I’ll never forget the first time I saw a “presentation” or “display” tea. I was at a tea industry show and saw a mob of people surrounding a table. I’ve never been a very patient person so I maneuvered my way into the swarm and finally saw what everyone was staring at – a glass pot with an amazing flower that was expanding in the water in the center of the pot. It reminded me of fireworks: the sky is black, you hear a muffled explosion and then you see a series of colorful bursts followed by an audible gasp, “Aah!” I arrived too late to witness the flower opening, but the finished product was indeed amazing.

These hand- tied bundles are expertly crafted by artisans and represent an art form. I’ve researched this craft and learned that these were banned during the Cultural Revolution because the powers that be perceived the flowering teas as being frivolous and wasteful. I can imagine that all art could be seen from that limited vantage point.

I’ve come to learn a bit more about the wasteful part, however. Because of the delicate nature of the tea leaf, it must be cared for with considerable attention if it is to remain fresh and optimal for the brewing process. It needs to be carefully stored away from light with minimal necessary handling. It is the very act of precision manipulation and tying with silk thread that causes the flowering teas to be handled excessively. The varietal of tea leaf is also different from other green teas as it is particularly supple, allowing for the elaborate and intricate tying into bundles. You can imagine the acids released from the hands of the artisans as they tie these tiny bundles into art. If you haven’t seen a display tea yet, please check it out. It’s truly unbelievable.

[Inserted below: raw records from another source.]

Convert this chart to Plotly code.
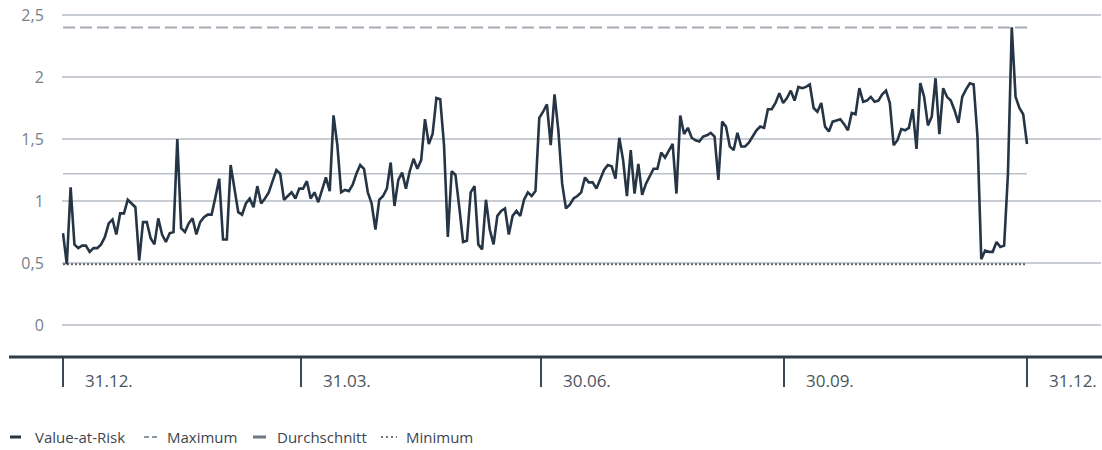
import plotly.graph_objects as go
import pandas as pd

# ---------------- data ----------------
START = "2020-12-31"
END = "2021-12-31"

var_values = [
    0.74, 0.49, 1.11, 0.65, 0.62, 0.64, 0.64, 0.59, 0.62, 0.62,
    0.65, 0.71, 0.82, 0.85, 0.73, 0.90, 0.90, 1.01, 0.98, 0.95,
    0.52, 0.83, 0.83, 0.70, 0.65, 0.86, 0.73, 0.67, 0.74, 0.75,
    1.50, 0.78, 0.75, 0.82, 0.86, 0.73, 0.83, 0.87, 0.89, 0.89,
    1.03, 1.18, 0.69, 0.69, 1.29, 1.08, 0.91, 0.89, 0.98, 1.02,
    0.95, 1.12, 0.98, 1.02, 1.07, 1.16, 1.25, 1.22, 1.01, 1.04,
    1.07, 1.02, 1.10, 1.10, 1.16, 1.02, 1.07, 0.99, 1.09, 1.19,
    1.08, 1.69, 1.45, 1.07, 1.09, 1.08, 1.13, 1.22, 1.29, 1.26,
    1.07,
    0.98, 0.77, 1.01, 1.04, 1.10, 1.31, 0.96, 1.17, 1.23, 1.10,
    1.24, 1.34, 1.26, 1.33, 1.66, 1.46, 1.54, 1.83, 1.82, 1.45,
    0.71, 1.24, 1.21, 0.95, 0.67, 0.68, 1.07, 1.12, 0.65, 0.61,
    1.01, 0.77, 0.65, 0.88, 0.92, 0.94, 0.73, 0.88, 0.92, 0.88,
    1.01, 1.07, 1.04, 1.08, 1.67, 1.72, 1.78, 1.45, 1.86, 1.57,
    1.14, 0.94, 0.97, 1.02, 1.04, 1.07, 1.19, 1.15, 1.15, 1.10,
    1.18, 1.25, 1.29, 1.28, 1.18, 1.51, 1.33, 1.04, 1.41, 1.06,
    1.30, 1.05, 1.14, 1.20, 1.26, 1.26, 1.39, 1.35, 1.40, 1.46,
    1.06, 1.69, 1.54, 1.59, 1.51, 1.49, 1.48, 1.52, 1.53, 1.55,
    1.52, 1.17, 1.64,
    1.60, 1.44, 1.41, 1.55, 1.44, 1.44, 1.47, 1.52, 1.57, 1.60,
    1.59, 1.74, 1.74, 1.79, 1.87, 1.79, 1.83, 1.89, 1.81, 1.92,
    1.91, 1.92, 1.94, 1.75, 1.72, 1.79, 1.60, 1.56, 1.64, 1.65,
    1.66, 1.62, 1.57, 1.71, 1.70, 1.91, 1.80, 1.81, 1.84, 1.80,
    1.81, 1.86, 1.89, 1.79, 1.45, 1.49, 1.58, 1.57, 1.59, 1.74,
    1.42, 1.95, 1.84, 1.61, 1.68, 1.99, 1.54, 1.91, 1.84, 1.81,
    1.73, 1.63, 1.84, 1.90, 1.95, 1.94, 1.52, 0.53, 0.60, 0.59,
    0.59, 0.67, 0.63, 0.64, 1.22, 2.40, 1.84, 1.75, 1.70, 1.46,
]

MAXIMUM = 2.40
AVERAGE = 1.22
MINIMUM = 0.49

y_tick_values = [0, 0.5, 1, 1.5, 2, 2.5]
x_tick_dates = ["2020-12-31", "2021-03-31", "2021-06-30", "2021-09-30", "2021-12-31"]
x_tick_labels = ["31.12.", "31.03.", "30.06.", "30.09.", "31.12."]
legend_names = ["Value-at-Risk", "Maximum", "Durchschnitt", "Minimum"]

# ---------------- geometry / style ----------------
W, H = 1102, 450
ML, MR, MT, MB = 62, 1, 10, 93
PLOT_W = W - ML - MR
PLOT_H = H - MT - MB
FONT = "Open Sans, Noto Sans, sans-serif"

VAR_COLOR = "#253545"
GRID_COLOR = "#c8cdd3"
MAX_COLOR = "#a4abb3"
AVG_COLOR = "#bcc2c9"
MIN_COLOR = "#5d6873"

start = pd.Timestamp(START)
end = pd.Timestamp(END)
dates = pd.date_range(start, end, periods=len(var_values))

days_total = (end - start).days
px_per_day = 964 / days_total
x_left = start - pd.Timedelta(days=1 / px_per_day)
x_right = start + pd.Timedelta(days=(W - MR - 63) / px_per_day)


def px_to_paper_x(px):
    return (px - ML) / PLOT_W


def px_to_paper_y(py):
    return (H - MB - py) / PLOT_H


fig = go.Figure()

# reference lines
fig.add_trace(go.Scatter(x=[start, end], y=[AVERAGE, AVERAGE], mode="lines",
                         line=dict(color=AVG_COLOR, width=1.5),
                         name=legend_names[2], hoverinfo="skip"))
fig.add_trace(go.Scatter(x=[start, end], y=[MINIMUM, MINIMUM], mode="lines",
                         line=dict(color=MIN_COLOR, width=2, dash="2px,2px"),
                         name=legend_names[3], hoverinfo="skip"))
fig.add_trace(go.Scatter(x=[start, end], y=[MAXIMUM, MAXIMUM], mode="lines",
                         line=dict(color=MAX_COLOR, width=2, dash="12px,5px"),
                         name=legend_names[1], hoverinfo="skip"))
# main series
fig.add_trace(go.Scatter(x=dates, y=var_values, mode="lines",
                         line=dict(color=VAR_COLOR, width=2.6),
                         name=legend_names[0]))

shapes = []
annotations = []

# thick baseline across the width
shapes.append(dict(type="line", xref="paper", yref="paper",
                   x0=px_to_paper_x(9), x1=px_to_paper_x(W), y0=0, y1=0,
                   line=dict(color="#2f3d4a", width=3)))

# x tick labels placed right of tick marks
for d, lab in zip(x_tick_dates, x_tick_labels):
    annotations.append(dict(x=d, xref="x", y=px_to_paper_y(380), yref="paper",
                            text=lab, showarrow=False, xanchor="left",
                            yanchor="middle", xshift=20,
                            font=dict(family=FONT, size=17, color="#4a5560")))

# manual legend
leg_y = px_to_paper_y(437)
legend_items = [
    (legend_names[0], 10, 21, 33, VAR_COLOR, "solid", 3),
    (legend_names[1], 144, 157, 165, "#8c949d", "5px,3px", 2),
    (legend_names[2], 253, 266, 275, "#6e7882", "solid", 3),
    (legend_names[3], 381, 397, 404, "#6e7882", "2px,3px", 2),
]
for name, s0, s1, tx, col, dash, w in legend_items:
    shapes.append(dict(type="line", xref="paper", yref="paper",
                       x0=px_to_paper_x(s0), x1=px_to_paper_x(s1),
                       y0=leg_y, y1=leg_y,
                       line=dict(color=col, width=w, dash=dash)))
    annotations.append(dict(x=px_to_paper_x(tx), xref="paper", y=leg_y, yref="paper",
                            text=name, showarrow=False, xanchor="left",
                            yanchor="middle",
                            font=dict(family=FONT, size=15, color="#3c4650")))

fig.update_layout(
    width=W, height=H,
    margin=dict(l=ML, r=MR, t=MT, b=MB, pad=0),
    paper_bgcolor="white", plot_bgcolor="white",
    separators=",.",
    showlegend=False,
    font=dict(family=FONT),
    shapes=shapes,
    annotations=annotations,
    xaxis=dict(
        type="date",
        range=[x_left, x_right],
        tickvals=x_tick_dates,
        ticktext=["" for _ in x_tick_dates],
        ticks="outside", ticklen=29, tickwidth=1.5, tickcolor="#3c4854",
        showgrid=False, zeroline=False, showline=False,
    ),
    yaxis=dict(
        range=[(-(H - MB - 325)) / 124, 2.5 + (15 - MT) / 124],
        tickvals=y_tick_values,
        showgrid=True, gridcolor=GRID_COLOR, gridwidth=1.5,
        zeroline=False, showline=False,
        ticks="outside", ticklen=14, tickcolor="rgba(0,0,0,0)",
        tickfont=dict(family=FONT, size=16, color="#78818a"),
    ),
)

fig.write_html("out.html",
               config={"displayModeBar": False},
               post_script="document.body.style.margin='0';document.body.style.overflow='hidden';")
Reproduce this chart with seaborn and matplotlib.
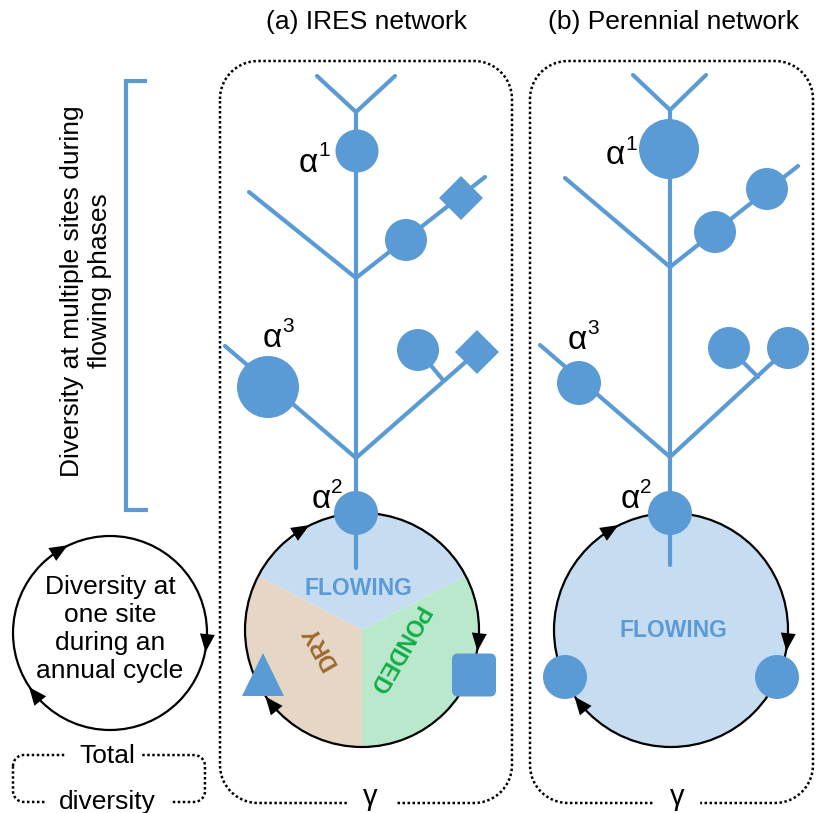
import numpy as np
import matplotlib
matplotlib.use("Agg")
import matplotlib.pyplot as plt
from matplotlib.patches import Circle, Wedge, Polygon, RegularPolygon, FancyBboxPatch
import seaborn as sns

sns.set_theme(style="white")
plt.rcParams['font.family'] = ['Liberation Sans', 'DejaVu Sans']
plt.rcParams['text.color'] = 'black'

BLUE = '#5b9bd5'

# ---- diagram content (pixel coordinates, y down)
titles = ['(a) IRES network', '(b) Perennial network']
title_x = [366, 673]

branches_a = [((317, 76), (356, 112)), ((395, 76), (356, 112)), ((356, 112), (356, 568)),
              ((356, 278), (249, 192)), ((356, 278), (485, 177)),
              ((356, 458), (225, 346)), ((356, 458), (477, 352)), ((443, 380), (418, 350))]
branches_b = [((633, 75), (670, 110)), ((706, 75), (670, 110)), ((670, 110), (670, 565)),
              ((670, 267), (565, 178)), ((670, 267), (798, 166)),
              ((670, 457), (540, 345)), ((670, 457), (788, 348)), ((758, 377), (729, 348))]

nodes_a = [('circle', 357, 151, 21.5), ('circle', 406, 240, 21), ('diamond', 461, 198, 22),
           ('circle', 268, 387, 31), ('circle', 418, 350, 21), ('diamond', 477, 352, 22),
           ('circle', 356, 513, 22)]
nodes_b = [('circle', 669, 149, 30), ('circle', 715, 232, 21), ('circle', 767, 189, 21),
           ('circle', 579, 383, 22), ('circle', 729, 348, 21), ('circle', 788, 348, 21),
           ('circle', 670, 513, 22)]

alpha_a = [('1', 308, 163), ('3', 272, 338), ('2', 321, 499)]
alpha_b = [('1', 615, 156), ('3', 577, 340), ('2', 630, 499)]

# annual cycle (phases of the IRES site)
phases = ['FLOWING', 'PONDED', 'DRY']
phase_bounds = [(207.5, 332.5), (-27.5, 90), (90, 207.5)]
phase_fill = ['#c6dcf1', '#b9e8cd', '#e5d6c6']
phase_text = [BLUE, '#12ad45', '#9c6a2e']
phase_xy = [(358, 588), (398, 650), (320, 647)]
phase_rot = [0, -120, 120]

cycle_a = (362, 630, 117)
cycle_b = (671, 630, 117)
cycle_left = (110, 633, 97)
arrow_t = [-121, 6, 141]

site_marks_a = [('triangle', 263, 675), ('square', 474, 675)]
site_marks_b = [('circle', 565, 677), ('circle', 777, 677)]

fig = plt.figure(figsize=(8.16, 8.13), dpi=100)
ax = fig.add_axes([0, 0, 1, 1])
ax.set_xlim(0, 816)
ax.set_ylim(813, 0)
ax.axis('off')


def rounded_outline(x0, y0, x1, y1, r, top_gap=None, bottom_gap=None):
    def arc(cx, cy, a0, a1):
        t = np.radians(np.linspace(a0, a1, 40))
        return np.c_[cx + r * np.cos(t), cy + r * np.sin(t)]
    n = 300
    pts = np.vstack([arc(x0 + r, y0 + r, 180, 270),
                     np.c_[np.linspace(x0 + r, x1 - r, n), np.full(n, y0)],
                     arc(x1 - r, y0 + r, 270, 360),
                     np.c_[np.full(n, x1), np.linspace(y0 + r, y1 - r, n)],
                     arc(x1 - r, y1 - r, 0, 90),
                     np.c_[np.linspace(x1 - r, x0 + r, n), np.full(n, y1)],
                     arc(x0 + r, y1 - r, 90, 180),
                     np.c_[np.full(n, x0), np.linspace(y1 - r, y0 + r, n)]])
    if top_gap:
        m = np.isclose(pts[:, 1], y0) & (pts[:, 0] > top_gap[0]) & (pts[:, 0] < top_gap[1])
        pts[m] = np.nan
    if bottom_gap:
        m = np.isclose(pts[:, 1], y1) & (pts[:, 0] > bottom_gap[0]) & (pts[:, 0] < bottom_gap[1])
        pts[m] = np.nan
    ax.plot(pts[:, 0], pts[:, 1], color='black', lw=1.8, ls=(0, (1, 1)), zorder=1)


def cycle(cx, cy, r):
    ax.add_patch(Circle((cx, cy), r, fill=False, ec='black', lw=1.6, zorder=2))
    L, W = 18, 15
    for t in np.radians(arrow_t):
        p = np.array([cx + r * np.cos(t), cy + r * np.sin(t)])
        d = np.array([-np.sin(t), np.cos(t)])
        nrm = np.array([np.cos(t), np.sin(t)])
        tip = p + d * L / 2
        base = p - d * L / 2
        ax.add_patch(Polygon([tip, base + nrm * W / 2, base - nrm * W / 2],
                             closed=True, fc='black', ec='none', zorder=5))


def network(branches, nodes, alphas):
    for (p, q) in branches:
        ax.plot([p[0], q[0]], [p[1], q[1]], color=BLUE, lw=3, solid_capstyle='round', zorder=3)
    for kind, x, y, r in nodes:
        if kind == 'circle':
            ax.add_patch(Circle((x, y), r, fc=BLUE, ec='none', zorder=4))
        else:
            ax.add_patch(RegularPolygon((x, y), 4, radius=r, orientation=0,
                                        fc=BLUE, ec='none', zorder=4))
    for sup, x, y in alphas:
        ax.text(x, y, 'α', fontsize=24, ha='center', va='center', zorder=6)
        ax.text(x + 16, y - 12, sup, fontsize=15, ha='center', va='center', zorder=6)


def site_marks(marks):
    for kind, x, y in marks:
        if kind == 'triangle':
            ax.add_patch(Polygon([(x, y - 22), (x - 21, y + 21), (x + 21, y + 21)],
                                 closed=True, fc=BLUE, ec='none', zorder=4))
        elif kind == 'square':
            ax.add_patch(FancyBboxPatch((x - 22, y - 21.5), 44, 43,
                                        boxstyle='round,pad=0,rounding_size=6',
                                        fc=BLUE, ec='none', zorder=4))
        else:
            ax.add_patch(Circle((x, y), 22, fc=BLUE, ec='none', zorder=4))


# titles
for t, x in zip(titles, title_x):
    ax.text(x, 22, t, fontsize=19, ha='center', va='center')

# dotted network boxes with gamma
rounded_outline(220, 61, 512, 803, 38, bottom_gap=(347, 395))
rounded_outline(530, 61, 813, 803, 38, bottom_gap=(653, 700))
ax.text(370, 797, 'γ', fontsize=21, ha='center', va='center')
ax.text(677, 797, 'γ', fontsize=21, ha='center', va='center')

# (a) IRES: three-phase cycle
cx, cy, r = cycle_a
for name, (t0, t1), fc, tc, (tx, ty), rot in zip(phases, phase_bounds, phase_fill,
                                                  phase_text, phase_xy, phase_rot):
    ax.add_patch(Wedge((cx, cy), r, t0, t1, fc=fc, ec='none', zorder=1))
    ax.text(tx, ty, name, fontsize=16.5, fontweight='bold', color=tc,
            rotation=rot, ha='center', va='center', zorder=3)
cycle(*cycle_a)
network(branches_a, nodes_a, alpha_a)
site_marks(site_marks_a)

# (b) perennial: flowing all year
cx, cy, r = cycle_b
ax.add_patch(Circle((cx, cy), r, fc=phase_fill[0], ec='none', zorder=1))
ax.text(673, 630, phases[0], fontsize=16.5, fontweight='bold', color=BLUE,
        ha='center', va='center', zorder=3)
cycle(*cycle_b)
network(branches_b, nodes_b, alpha_b)
site_marks(site_marks_b)

# left legend: bracket for spatial diversity
ax.plot([147, 126, 126, 148], [81, 81, 510, 510], color=BLUE, lw=3,
        solid_joinstyle='miter', solid_capstyle='butt')
ax.text(72, 291, 'Diversity at multiple sites during', fontsize=19, rotation=90,
        ha='center', va='center')
ax.text(100, 281, 'flowing phases', fontsize=19, rotation=90, ha='center', va='center')

# left legend: temporal cycle
cycle(*cycle_left)
ax.text(110, 629, 'Diversity at\none site\nduring an\nannual cycle', fontsize=19,
        ha='center', va='center', linespacing=1.22)

# left legend: total diversity box
rounded_outline(13, 755, 205, 802, 11, top_gap=(66, 142), bottom_gap=(45, 170))
ax.text(107, 756, 'Total', fontsize=19, ha='center', va='center')
ax.text(107, 802, 'diversity', fontsize=19, ha='center', va='center')

fig.savefig('out.png', dpi=100)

When I went to China two years ago, I looked for some of these teas, imagining what might be available in China. The only places I saw them offered were in tourist areas. It was apparent that the Chinese didn’t drink this tea. I have sampled numerous such teas and the best I can say is . . . some of them weren’t too bad. But, it’s not what I’m looking for in my cup of tea. I demand a delicious cup of tea. I am a strong advocate for the arts, in all forms. I believe this craft is quite fascinating. By all means, dazzle your friends and family with a presentation tea in a glass pot or cup.; just be sure to provide another pot of tea for their gustatory satisfaction.